Taiwan has lost seven allies since 2016: El Salvador, Burkina Faso, the Dominican Republic, Panama, São Tomé and Príncipe, the Solomon Islands, and Kiribati.
Taiwan’s government-run media outlet Central News Agency reported that Beijing promised the Solomon Islands $500 million in aid for the diplomatic switch.
Chinese criminals have set up operations in Pacific Islands countries. According to the report, Chinese human traffickers have used Palau and Fiji as transit points for other destinations within the region.
Indian Ocean Island States
The Chinese regime now has control of several ports in the Indian Ocean, including Pakistan’s Gwadar port, Maldives’ Feydhoo Finolhu port, and Sri Lanka’s Hambantota—as well as a military base in the small African country of Djibouti.
“We should expect the opening of other bases (or at least logistical support facilities) in the future in the western, central, and eastern Indian Ocean,” the report stated, given the regime’s dependence on trade routes in the region, particularly through the Strait of Malacca, to ship its energy imports.
Similar to the South Pacific, the Indian Ocean’s rich fish stocks are also of interest to China.
“Madagascar, with weak governance institutions and significant natural resources, also has the potential to become the target of predatory initiatives from China,” the report stated.
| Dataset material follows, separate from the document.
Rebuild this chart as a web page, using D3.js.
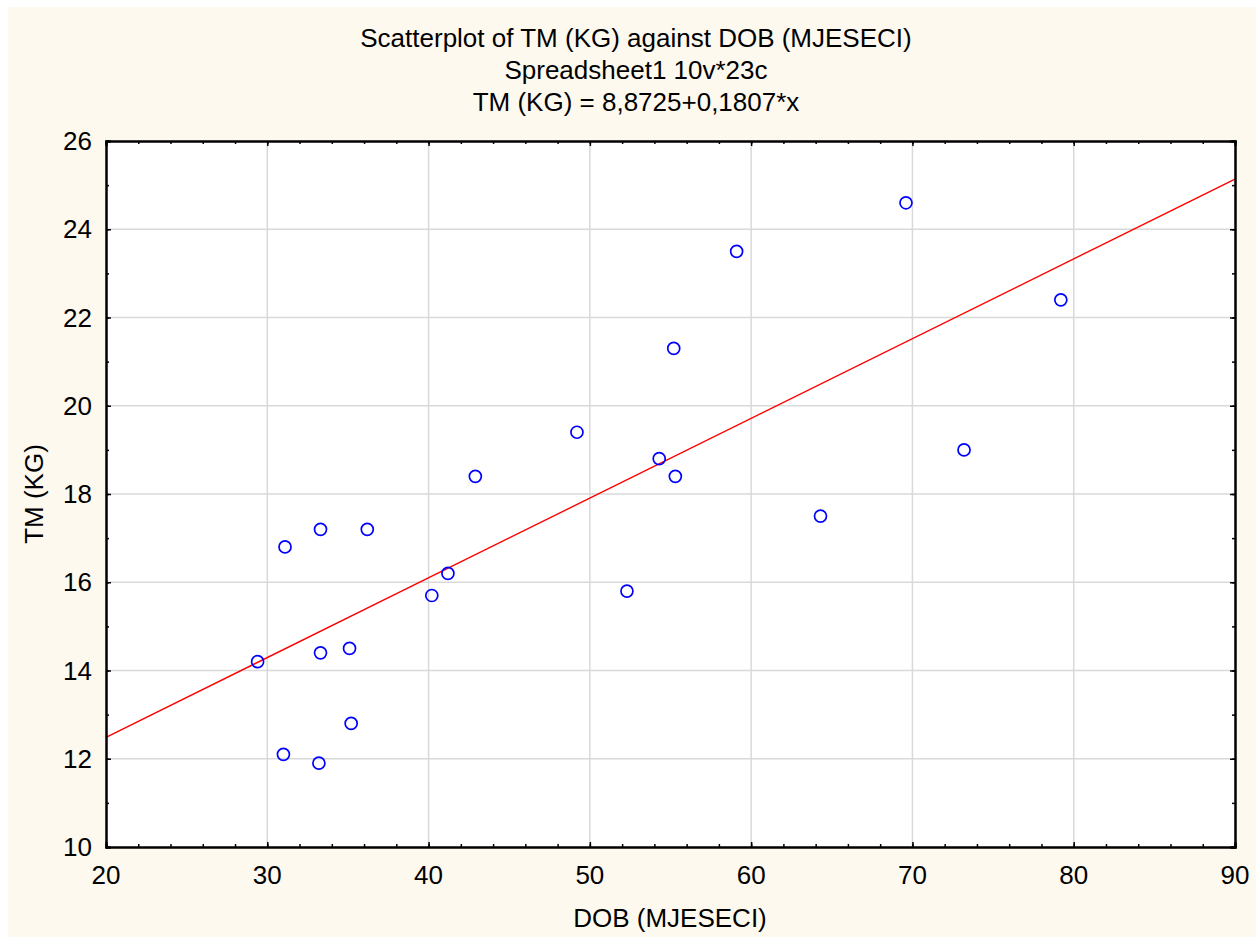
<!DOCTYPE html>
<html><head><meta charset="utf-8">
<script src="https://cdn.jsdelivr.net/npm/d3@7"></script>
<style>
html,body{margin:0;padding:0;background:#fff;}
svg{display:block;font-family:"Liberation Sans",Arial,sans-serif;}
</style></head>
<body>
<svg id="chart" width="1256" height="937"></svg>
<script>
const titleLines = ["Scatterplot of TM (KG) against DOB (MJESECI)", "Spreadsheet1 10v*23c", "TM (KG) = 8,8725+0,1807*x"];
const xLabel = "DOB (MJESECI)";
const yLabel = "TM (KG)";
const xTicks = [20,30,40,50,60,70,80,90];
const yTicks = [10,12,14,16,18,20,22,24,26];
const dob = [29.4,31.1,31.0,33.3,33.3,33.2,35.1,35.2,36.2,40.2,41.2,42.9,49.2,52.3,54.3,55.2,55.3,59.1,64.3,69.6,73.2,79.2];
const tm  = [14.2,16.8,12.1,17.2,14.4,11.9,14.5,12.8,17.2,15.7,16.2,18.4,19.4,15.8,18.8,21.3,18.4,23.5,17.5,24.6,19.0,22.4];
const intercept = 8.8725, slope = 0.1807;

const FS = 26;
const svg = d3.select("#chart");
svg.append("rect").attr("x",8).attr("y",7).attr("width",1248).attr("height",930).attr("fill","#fef9ef");

const L=106, R=1235, T=141, B=847;
const x = d3.scaleLinear().domain([20,90]).range([L,R]);
const y = d3.scaleLinear().domain([10,26]).range([B,T]);

svg.append("rect").attr("x",L).attr("y",T).attr("width",R-L).attr("height",B-T).attr("fill","#fff");

// grid
const g = svg.append("g");
g.selectAll(".gx").data(xTicks.slice(1,-1)).join("line")
 .attr("x1",d=>x(d)).attr("x2",d=>x(d)).attr("y1",T).attr("y2",B)
 .attr("stroke","#d9d9d9").attr("stroke-width",1.5);
g.selectAll(".gy").data(yTicks.slice(1,-1)).join("line")
 .attr("y1",d=>y(d)).attr("y2",d=>y(d)).attr("x1",L).attr("x2",R)
 .attr("stroke","#d9d9d9").attr("stroke-width",1.5);

// regression line
svg.append("line")
 .attr("x1",x(20)).attr("y1",y(intercept+slope*20))
 .attr("x2",x(90)).attr("y2",y(intercept+slope*90))
 .attr("stroke","#ff0000").attr("stroke-width",1.4);

// points
svg.append("g").selectAll("circle").data(dob.map((d,i)=>[d,tm[i]])).join("circle")
 .attr("cx",d=>x(d[0])).attr("cy",d=>y(d[1])).attr("r",6)
 .attr("fill","none").attr("stroke","#0000ff").attr("stroke-width",1.7);

// axes with inward ticks
const xMinor = d3.range(20,90.01,2);
const yMinor = d3.range(10,26.01,1);
const axB = d3.axisBottom(x).tickValues(xMinor).tickSize(-3).tickFormat("");
const axT = d3.axisTop(x).tickValues(xMinor).tickSize(-3).tickFormat("");
const axL = d3.axisLeft(y).tickValues(yMinor).tickSize(-3).tickFormat("");
const axR = d3.axisRight(y).tickValues(yMinor).tickSize(-3).tickFormat("");
const axBM = d3.axisBottom(x).tickValues(xTicks).tickSize(-5).tickFormat("");
const axTM = d3.axisTop(x).tickValues(xTicks).tickSize(-5).tickFormat("");
const axLM = d3.axisLeft(y).tickValues(yTicks).tickSize(-5).tickFormat("");
const axRM = d3.axisRight(y).tickValues(yTicks).tickSize(-5).tickFormat("");
[[axB,`translate(0,${B})`],[axT,`translate(0,${T})`],[axL,`translate(${L},0)`],[axR,`translate(${R},0)`],
 [axBM,`translate(0,${B})`],[axTM,`translate(0,${T})`],[axLM,`translate(${L},0)`],[axRM,`translate(${R},0)`]]
 .forEach(([a,t])=>{
   const gg = svg.append("g").attr("transform",t).call(a);
   gg.select(".domain").attr("stroke","#000").attr("stroke-width",2);
   gg.selectAll(".tick line").attr("stroke","#000").attr("stroke-width",1.5);
 });

// tick labels
svg.append("g").selectAll("text").data(xTicks).join("text")
 .attr("x",d=>x(d)).attr("y",884).attr("text-anchor","middle")
 .attr("font-size",FS).attr("fill","#000").text(d=>d);
svg.append("g").selectAll("text").data(yTicks).join("text")
 .attr("x",92).attr("y",d=>y(d)+9).attr("text-anchor","end")
 .attr("font-size",FS).attr("fill","#000").text(d=>d);

// titles
svg.append("g").selectAll("text").data(titleLines).join("text")
 .attr("x",636).attr("y",(d,i)=>47+i*32).attr("text-anchor","middle")
 .attr("font-size",FS).attr("fill","#000").text(d=>d);

svg.append("text").attr("x",670).attr("y",927).attr("text-anchor","middle")
 .attr("font-size",FS).attr("fill","#000").text(xLabel);
svg.append("text").attr("transform","translate(43,494) rotate(-90)").attr("text-anchor","middle")
 .attr("font-size",FS).attr("fill","#000").text(yLabel);
</script>
</body></html>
It said there have been “non-transparent attempts” by Chinese companies to obtain fishing rights in the East African country’s exclusive economic zones.
All of the small nations in both Indian and the Pacific Oceans are vulnerable when dealing with bigger countries, the report said.
“Their size and institutional weaknesses also place island states at a big disadvantage in dealing with large countries that may seek to gain undue economic or political influence,” it said.
The report offered several suggestions for these nations.
“The Indo-Pacific island states should work together to strengthen regional norms that will help them resist economic coercion and enhance transparency in decision-making,” it said.
The report also called on Australia, Japan, India, and the United States to coordinate their coast guard agencies to offer assistance to island and littoral nations.